Now, after thirty two years in Holstebro we hold a very powerful position. Local institutions will cooperate with us. Any church will open a venue to us if we want to have a concert. Or, if we want to work with the army, there are barracks that will participate in our events. So things are changing.

Not a lot of local people, however, come to see our productions. But mostly they consider us normal and efficient workers. They don't understand us, but they see, from a craftsmanship point of view, we are working hard and these are values, in a small rural place like Holstebro, which are still acknowledged.

For companies in Coventry, the Arts Alive Festival and the Coventry Theatre Network are very hopeful developments. But your situation in Holstebro sounds idyllic compared with ours, is that the case?

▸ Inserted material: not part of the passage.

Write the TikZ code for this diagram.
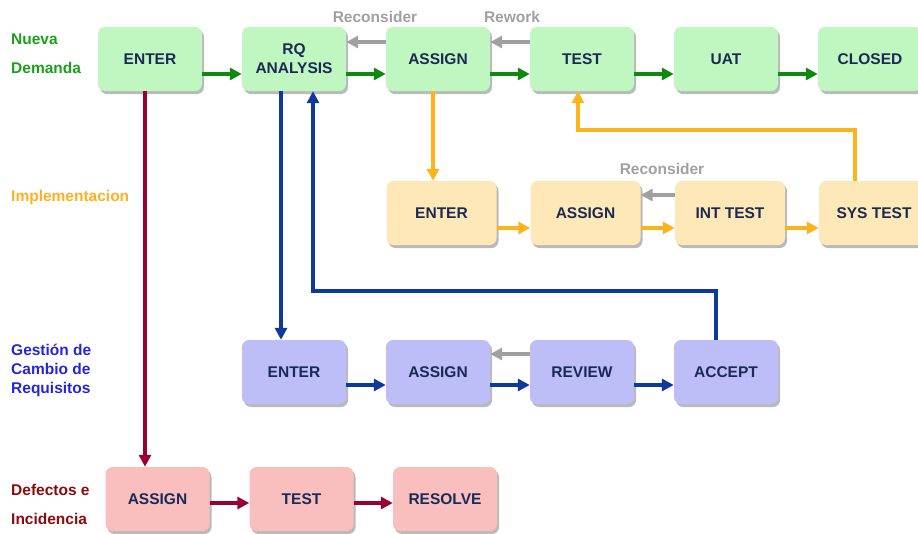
\documentclass[tikz,border=0pt]{standalone}
\usepackage{fontspec}
\setmainfont{Liberation Sans}
\usetikzlibrary{arrows.meta,shadows}
\definecolor{gfill}{HTML}{C0F6C0}
\definecolor{ofill}{HTML}{FEE8B8}
\definecolor{bfill}{HTML}{BDBDF8}
\definecolor{rfill}{HTML}{F9BFBF}
\definecolor{txt}{HTML}{1A2A55}
\definecolor{garr}{HTML}{0E8A0E}
\definecolor{oarr}{HTML}{FFB31A}
\definecolor{barr}{HTML}{0D3A9A}
\definecolor{rarr}{HTML}{990033}
\definecolor{grarr}{HTML}{A0A0A0}
\definecolor{glab}{HTML}{1AA01A}
\definecolor{olab}{HTML}{FFB020}
\definecolor{blab}{HTML}{2424E0}
\definecolor{rlab}{HTML}{8B0A0A}
\tikzset{
  box/.style={rounded corners=7pt, minimum width=104pt, minimum height=64pt,
    inner sep=0pt, font=\fontsize{15.5}{19}\selectfont\bfseries, text=txt, align=center,
    drop shadow={shadow xshift=2pt, shadow yshift=-3pt, fill=black!60, opacity=0.45}},
  gbox/.style={box, fill=gfill},
  obox/.style={box, fill=ofill, minimum width=110pt},
  bbox/.style={box, fill=bfill},
  rbox/.style={box, fill=rfill},
  arr/.style={line width=4pt, -{Triangle[length=12pt,width=12pt]}},
  garrow/.style={arr, draw=garr},
  oarrow/.style={arr, draw=oarr},
  barrow/.style={arr, draw=barr},
  rarrow/.style={arr, draw=rarr},
  grarrow/.style={arr, draw=grarr},
  lab/.style={anchor=west, align=left, inner sep=0pt},
  glabel/.style={font=\fontsize{15.5}{19}\selectfont\bfseries, text=grarr, inner sep=0pt},
}
\begin{document}
\begin{tikzpicture}[x=1pt,y=-1pt]
\useasboundingbox (0,0) rectangle (918,533);
% left labels
\node[lab, text=glab, font=\fontsize{15.5}{29}\selectfont\bfseries] (l1) at (11,53.5) {Nueva\\Demanda};
\node[lab, text=olab, font=\fontsize{15.5}{19}\selectfont\bfseries] (l2) at (11,197) {Implementacion};
\node[lab, text=blab, font=\fontsize{15.5}{19}\selectfont\bfseries] (l3) at (11,370) {Gestión de\\Cambio de\\Requisitos};
\node[lab, text=rlab, font=\fontsize{15.5}{29}\selectfont\bfseries] (l4) at (11,504.5) {Defectos e\\Incidencia};
% top row
\node[gbox] (ge) at (150,59) {ENTER};
\node[gbox] (grq) at (294,59) {RQ\\ANALYSIS};
\node[gbox] (ga) at (438,59) {ASSIGN};
\node[gbox] (gt) at (582,59) {TEST};
\node[gbox] (gu) at (726,59) {UAT};
\node[gbox] (gc) at (870,59) {CLOSED};
% implementation row
\node[obox] (oe) at (441.5,213) {ENTER};
\node[obox] (oa) at (585.5,213) {ASSIGN};
\node[obox] (oi) at (730,213) {INT TEST};
\node[obox] (os) at (874,213) {SYS TEST};
% blue row
\node[bbox] (be) at (294,372) {ENTER};
\node[bbox] (ba) at (438,372) {ASSIGN};
\node[bbox] (br) at (582,372) {REVIEW};
\node[bbox] (bc) at (726,372) {ACCEPT};
% red row
\node[rbox] (ra) at (157.5,499) {ASSIGN};
\node[rbox] (rt) at (301.5,499) {TEST};
\node[rbox] (rr) at (445,499) {RESOLVE};
% gray labels
\node[glabel] (t1) at (375,17) {Reconsider};
\node[glabel] (t2) at (512,17) {Rework};
\node[glabel] (t3) at (662,169) {Reconsider};
% top row arrows
\draw[garrow] (ge.east |- 0,74) -- (grq.west |- 0,74);
\draw[garrow] (grq.east |- 0,74) -- (ga.west |- 0,74);
\draw[garrow] (ga.east |- 0,74) -- (gt.west |- 0,74);
\draw[garrow] (gt.east |- 0,74) -- (gu.west |- 0,74);
\draw[garrow] (gu.east |- 0,74) -- (gc.west |- 0,74);
\draw[grarrow] (ga.west |- 0,42) -- (grq.east |- 0,42);
\draw[grarrow] (gt.west |- 0,42) -- (ga.east |- 0,42);
% implementation arrows
\draw[oarrow] (oe.east |- 0,228) -- (oa.west |- 0,228);
\draw[oarrow] (oa.east |- 0,228) -- (oi.west |- 0,228);
\draw[oarrow] (oi.east |- 0,228) -- (os.west |- 0,228);
\draw[grarrow] (oi.west |- 0,195) -- (oa.east |- 0,195);
\draw[oarrow] (433,0 |- ga.south) -- (433,0 |- oe.north);
\draw[oarrow] (855,0 |- os.north) -- (855,130) -- (578,130) -- (578,0 |- gt.south);
% blue arrows
\draw[barrow] (be.east |- 0,385) -- (ba.west |- 0,385);
\draw[barrow] (ba.east |- 0,385) -- (br.west |- 0,385);
\draw[barrow] (br.east |- 0,385) -- (bc.west |- 0,385);
\draw[grarrow] (br.west |- 0,354) -- (ba.east |- 0,354);
\draw[barrow] (281,0 |- grq.south) -- (281,0 |- be.north);
\draw[barrow] (716,0 |- bc.north) -- (716,291) -- (313,291) -- (313,0 |- grq.south);
% red arrows
\draw[rarrow] (ra.east |- 0,503) -- (rt.west |- 0,503);
\draw[rarrow] (rt.east |- 0,503) -- (rr.west |- 0,503);
\draw[rarrow] (145,0 |- ge.south) -- (145,0 |- ra.north);
\end{tikzpicture}
\end{document}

Yes, but it depends. I'm sure that if you had a venue here in Coventry where you did a performance three or four times a week, soon people in the Neighbourhood would notice that the thirty or forty people coming to your show every night would maybe have a drink afterwards in the local pub and maybe eat at the local restaurant. Slowly an interest will build. Then after twenty five years, believe me, you will be in a good position!

I'm reinforced in my belief that change happens because an individual provokes it. In the end this situation is up to you. Even if you feel in exile now and that you have only managed to touch the surface, if one looks objectively many things have changed in Coventry.